►
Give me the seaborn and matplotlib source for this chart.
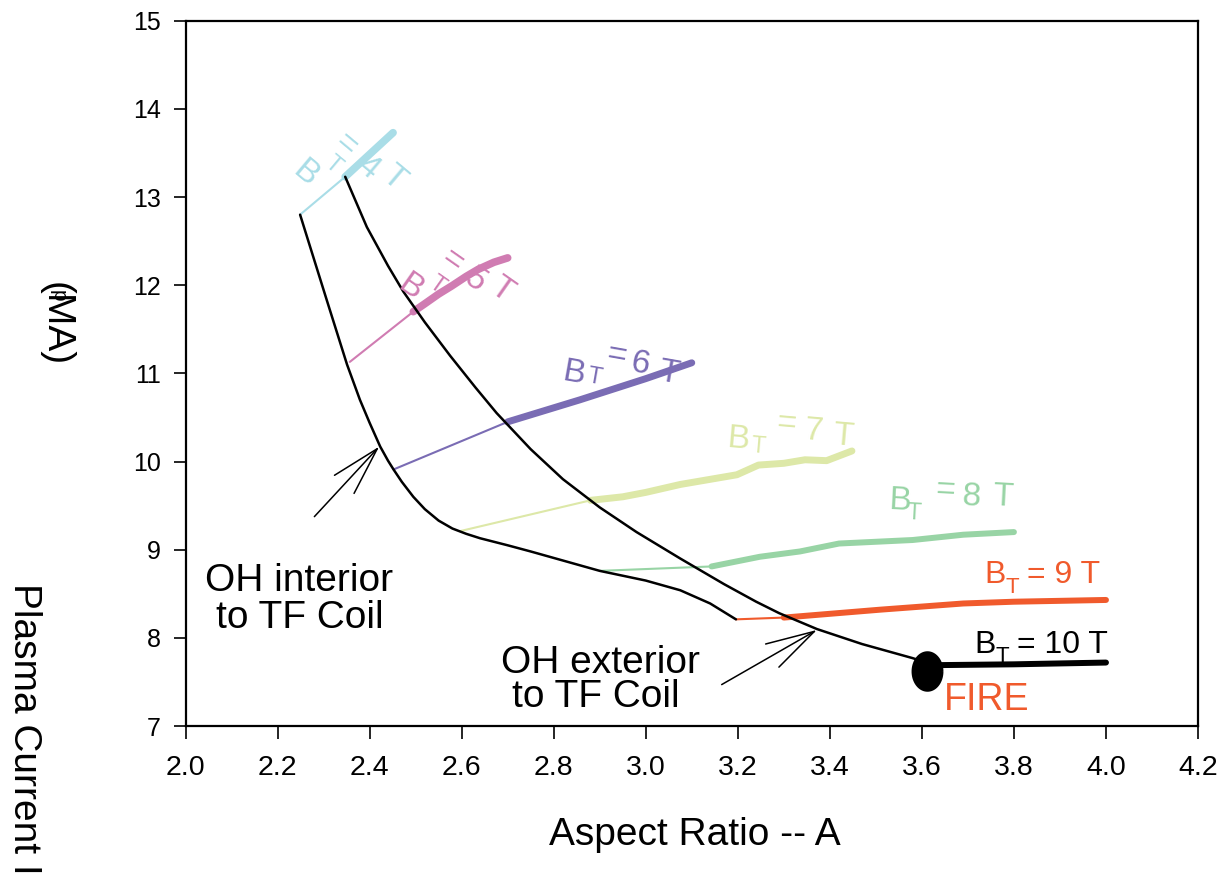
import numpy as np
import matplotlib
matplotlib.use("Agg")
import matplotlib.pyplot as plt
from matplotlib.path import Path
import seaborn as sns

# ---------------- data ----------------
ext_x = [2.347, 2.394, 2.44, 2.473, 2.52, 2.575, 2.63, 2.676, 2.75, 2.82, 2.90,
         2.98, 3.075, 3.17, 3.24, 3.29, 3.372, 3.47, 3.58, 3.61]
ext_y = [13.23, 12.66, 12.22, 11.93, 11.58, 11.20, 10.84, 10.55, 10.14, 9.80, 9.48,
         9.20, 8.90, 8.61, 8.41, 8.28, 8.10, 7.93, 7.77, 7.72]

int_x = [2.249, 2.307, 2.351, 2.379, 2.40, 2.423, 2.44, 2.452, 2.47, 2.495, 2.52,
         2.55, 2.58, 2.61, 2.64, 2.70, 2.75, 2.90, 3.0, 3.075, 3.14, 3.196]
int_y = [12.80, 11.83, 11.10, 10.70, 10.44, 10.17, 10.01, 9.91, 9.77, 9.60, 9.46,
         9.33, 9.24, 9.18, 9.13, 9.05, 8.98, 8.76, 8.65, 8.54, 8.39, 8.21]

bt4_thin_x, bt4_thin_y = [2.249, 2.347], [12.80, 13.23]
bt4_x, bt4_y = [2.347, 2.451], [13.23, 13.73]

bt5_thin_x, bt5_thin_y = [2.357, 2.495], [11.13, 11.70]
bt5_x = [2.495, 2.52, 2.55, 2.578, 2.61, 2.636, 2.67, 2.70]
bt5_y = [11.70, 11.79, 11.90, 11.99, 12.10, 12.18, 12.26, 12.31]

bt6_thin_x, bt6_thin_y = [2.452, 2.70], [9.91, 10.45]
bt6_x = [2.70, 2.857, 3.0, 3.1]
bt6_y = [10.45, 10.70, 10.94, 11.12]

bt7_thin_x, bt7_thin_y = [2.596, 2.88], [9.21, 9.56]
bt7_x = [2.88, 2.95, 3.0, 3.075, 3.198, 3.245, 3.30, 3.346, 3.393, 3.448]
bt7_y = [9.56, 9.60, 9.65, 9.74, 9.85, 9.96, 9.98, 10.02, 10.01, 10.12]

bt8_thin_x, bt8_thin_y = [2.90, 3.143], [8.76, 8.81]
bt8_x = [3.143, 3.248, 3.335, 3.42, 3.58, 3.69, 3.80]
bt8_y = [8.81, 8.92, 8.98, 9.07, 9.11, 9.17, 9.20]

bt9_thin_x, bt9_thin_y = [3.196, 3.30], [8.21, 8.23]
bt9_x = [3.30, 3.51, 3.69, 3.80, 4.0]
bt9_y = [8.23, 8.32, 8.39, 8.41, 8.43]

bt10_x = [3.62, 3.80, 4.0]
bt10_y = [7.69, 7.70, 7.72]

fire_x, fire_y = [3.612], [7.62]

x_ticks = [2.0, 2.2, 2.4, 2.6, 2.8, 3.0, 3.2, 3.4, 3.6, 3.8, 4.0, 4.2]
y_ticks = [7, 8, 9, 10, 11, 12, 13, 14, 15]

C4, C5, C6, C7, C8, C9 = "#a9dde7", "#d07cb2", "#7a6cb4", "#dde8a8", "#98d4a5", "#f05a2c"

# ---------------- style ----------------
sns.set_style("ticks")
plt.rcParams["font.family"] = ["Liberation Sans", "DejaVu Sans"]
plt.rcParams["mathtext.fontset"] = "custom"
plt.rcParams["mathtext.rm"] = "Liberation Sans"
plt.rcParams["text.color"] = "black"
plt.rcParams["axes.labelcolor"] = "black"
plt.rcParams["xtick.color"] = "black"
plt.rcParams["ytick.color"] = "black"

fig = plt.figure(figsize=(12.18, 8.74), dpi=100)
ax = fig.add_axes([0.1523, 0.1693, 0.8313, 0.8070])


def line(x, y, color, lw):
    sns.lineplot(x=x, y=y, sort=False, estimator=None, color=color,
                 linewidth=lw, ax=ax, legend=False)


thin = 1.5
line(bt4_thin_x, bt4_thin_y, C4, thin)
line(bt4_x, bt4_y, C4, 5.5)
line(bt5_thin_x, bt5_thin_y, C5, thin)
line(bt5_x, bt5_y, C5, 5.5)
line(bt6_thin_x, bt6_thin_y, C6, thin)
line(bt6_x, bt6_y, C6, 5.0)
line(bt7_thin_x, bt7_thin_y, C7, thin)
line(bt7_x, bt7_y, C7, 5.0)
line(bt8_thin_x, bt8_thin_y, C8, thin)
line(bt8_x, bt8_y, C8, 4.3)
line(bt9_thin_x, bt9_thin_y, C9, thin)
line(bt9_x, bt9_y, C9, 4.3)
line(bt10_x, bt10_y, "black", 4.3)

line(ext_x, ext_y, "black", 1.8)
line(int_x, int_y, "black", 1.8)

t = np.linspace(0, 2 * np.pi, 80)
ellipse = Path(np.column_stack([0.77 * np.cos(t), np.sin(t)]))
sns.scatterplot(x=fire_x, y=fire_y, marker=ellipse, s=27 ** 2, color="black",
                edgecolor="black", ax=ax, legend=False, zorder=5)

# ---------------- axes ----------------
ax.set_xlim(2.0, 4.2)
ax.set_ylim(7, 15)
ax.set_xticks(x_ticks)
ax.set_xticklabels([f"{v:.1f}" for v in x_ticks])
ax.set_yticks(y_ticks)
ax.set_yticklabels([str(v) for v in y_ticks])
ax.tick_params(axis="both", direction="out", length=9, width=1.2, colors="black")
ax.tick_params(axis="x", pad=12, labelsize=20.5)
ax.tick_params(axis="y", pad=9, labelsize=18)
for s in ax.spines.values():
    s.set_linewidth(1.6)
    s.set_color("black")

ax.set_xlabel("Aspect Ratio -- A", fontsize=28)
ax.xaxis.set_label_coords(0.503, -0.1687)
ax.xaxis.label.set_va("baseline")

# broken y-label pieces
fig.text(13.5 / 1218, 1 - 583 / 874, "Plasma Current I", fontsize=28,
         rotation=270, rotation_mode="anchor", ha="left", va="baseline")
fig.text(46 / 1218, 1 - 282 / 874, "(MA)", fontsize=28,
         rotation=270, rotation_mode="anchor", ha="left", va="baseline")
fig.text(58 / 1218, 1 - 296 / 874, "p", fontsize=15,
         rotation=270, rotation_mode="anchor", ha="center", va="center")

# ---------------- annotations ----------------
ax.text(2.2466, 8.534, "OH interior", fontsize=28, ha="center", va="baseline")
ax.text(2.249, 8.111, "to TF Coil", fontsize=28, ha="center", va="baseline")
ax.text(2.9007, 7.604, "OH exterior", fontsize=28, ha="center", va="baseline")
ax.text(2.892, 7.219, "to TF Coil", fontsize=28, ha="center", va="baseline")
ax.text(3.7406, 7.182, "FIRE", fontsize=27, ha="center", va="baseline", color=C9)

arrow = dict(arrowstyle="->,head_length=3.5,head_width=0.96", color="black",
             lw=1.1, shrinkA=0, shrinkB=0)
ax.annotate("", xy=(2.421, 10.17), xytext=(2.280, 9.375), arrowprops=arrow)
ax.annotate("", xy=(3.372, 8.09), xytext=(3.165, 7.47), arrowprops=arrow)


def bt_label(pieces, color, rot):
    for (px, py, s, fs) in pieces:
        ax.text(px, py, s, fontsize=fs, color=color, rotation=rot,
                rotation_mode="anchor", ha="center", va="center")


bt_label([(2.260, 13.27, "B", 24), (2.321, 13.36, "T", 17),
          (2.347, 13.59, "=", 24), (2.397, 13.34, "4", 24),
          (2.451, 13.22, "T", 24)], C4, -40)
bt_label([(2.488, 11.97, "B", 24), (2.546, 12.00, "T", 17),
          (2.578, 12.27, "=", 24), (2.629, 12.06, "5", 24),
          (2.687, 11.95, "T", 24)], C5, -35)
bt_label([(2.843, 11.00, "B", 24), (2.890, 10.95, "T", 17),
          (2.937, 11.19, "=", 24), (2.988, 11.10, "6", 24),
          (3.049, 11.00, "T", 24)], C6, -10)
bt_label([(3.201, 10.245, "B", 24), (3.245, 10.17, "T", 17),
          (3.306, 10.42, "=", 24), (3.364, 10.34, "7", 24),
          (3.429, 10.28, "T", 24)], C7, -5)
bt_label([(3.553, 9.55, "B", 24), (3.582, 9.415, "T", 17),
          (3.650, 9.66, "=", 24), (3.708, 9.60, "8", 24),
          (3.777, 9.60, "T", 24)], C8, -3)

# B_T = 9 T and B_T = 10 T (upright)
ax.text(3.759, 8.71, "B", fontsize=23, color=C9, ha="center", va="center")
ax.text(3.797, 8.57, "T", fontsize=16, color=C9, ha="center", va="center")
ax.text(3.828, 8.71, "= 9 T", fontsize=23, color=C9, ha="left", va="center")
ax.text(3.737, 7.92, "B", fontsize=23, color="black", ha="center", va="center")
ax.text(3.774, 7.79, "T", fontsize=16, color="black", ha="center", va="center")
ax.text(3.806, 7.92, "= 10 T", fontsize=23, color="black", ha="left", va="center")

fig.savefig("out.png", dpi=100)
◄
With the pictures left out, restate word for word every line of the data above, from the first down to the line that contains "C4, C5, C6, C7, C8, C9".

Give me the seaborn and matplotlib source for this chart.
import numpy as np
import matplotlib
matplotlib.use("Agg")
import matplotlib.pyplot as plt
from matplotlib.path import Path
import seaborn as sns

# ---------------- data ----------------
ext_x = [2.347, 2.394, 2.44, 2.473, 2.52, 2.575, 2.63, 2.676, 2.75, 2.82, 2.90,
         2.98, 3.075, 3.17, 3.24, 3.29, 3.372, 3.47, 3.58, 3.61]
ext_y = [13.23, 12.66, 12.22, 11.93, 11.58, 11.20, 10.84, 10.55, 10.14, 9.80, 9.48,
         9.20, 8.90, 8.61, 8.41, 8.28, 8.10, 7.93, 7.77, 7.72]

int_x = [2.249, 2.307, 2.351, 2.379, 2.40, 2.423, 2.44, 2.452, 2.47, 2.495, 2.52,
         2.55, 2.58, 2.61, 2.64, 2.70, 2.75, 2.90, 3.0, 3.075, 3.14, 3.196]
int_y = [12.80, 11.83, 11.10, 10.70, 10.44, 10.17, 10.01, 9.91, 9.77, 9.60, 9.46,
         9.33, 9.24, 9.18, 9.13, 9.05, 8.98, 8.76, 8.65, 8.54, 8.39, 8.21]

bt4_thin_x, bt4_thin_y = [2.249, 2.347], [12.80, 13.23]
bt4_x, bt4_y = [2.347, 2.451], [13.23, 13.73]

bt5_thin_x, bt5_thin_y = [2.357, 2.495], [11.13, 11.70]
bt5_x = [2.495, 2.52, 2.55, 2.578, 2.61, 2.636, 2.67, 2.70]
bt5_y = [11.70, 11.79, 11.90, 11.99, 12.10, 12.18, 12.26, 12.31]

bt6_thin_x, bt6_thin_y = [2.452, 2.70], [9.91, 10.45]
bt6_x = [2.70, 2.857, 3.0, 3.1]
bt6_y = [10.45, 10.70, 10.94, 11.12]

bt7_thin_x, bt7_thin_y = [2.596, 2.88], [9.21, 9.56]
bt7_x = [2.88, 2.95, 3.0, 3.075, 3.198, 3.245, 3.30, 3.346, 3.393, 3.448]
bt7_y = [9.56, 9.60, 9.65, 9.74, 9.85, 9.96, 9.98, 10.02, 10.01, 10.12]

bt8_thin_x, bt8_thin_y = [2.90, 3.143], [8.76, 8.81]
bt8_x = [3.143, 3.248, 3.335, 3.42, 3.58, 3.69, 3.80]
bt8_y = [8.81, 8.92, 8.98, 9.07, 9.11, 9.17, 9.20]

bt9_thin_x, bt9_thin_y = [3.196, 3.30], [8.21, 8.23]
bt9_x = [3.30, 3.51, 3.69, 3.80, 4.0]
bt9_y = [8.23, 8.32, 8.39, 8.41, 8.43]

bt10_x = [3.62, 3.80, 4.0]
bt10_y = [7.69, 7.70, 7.72]

fire_x, fire_y = [3.612], [7.62]

x_ticks = [2.0, 2.2, 2.4, 2.6, 2.8, 3.0, 3.2, 3.4, 3.6, 3.8, 4.0, 4.2]
y_ticks = [7, 8, 9, 10, 11, 12, 13, 14, 15]

C4, C5, C6, C7, C8, C9 = "#a9dde7", "#d07cb2", "#7a6cb4", "#dde8a8", "#98d4a5", "#f05a2c"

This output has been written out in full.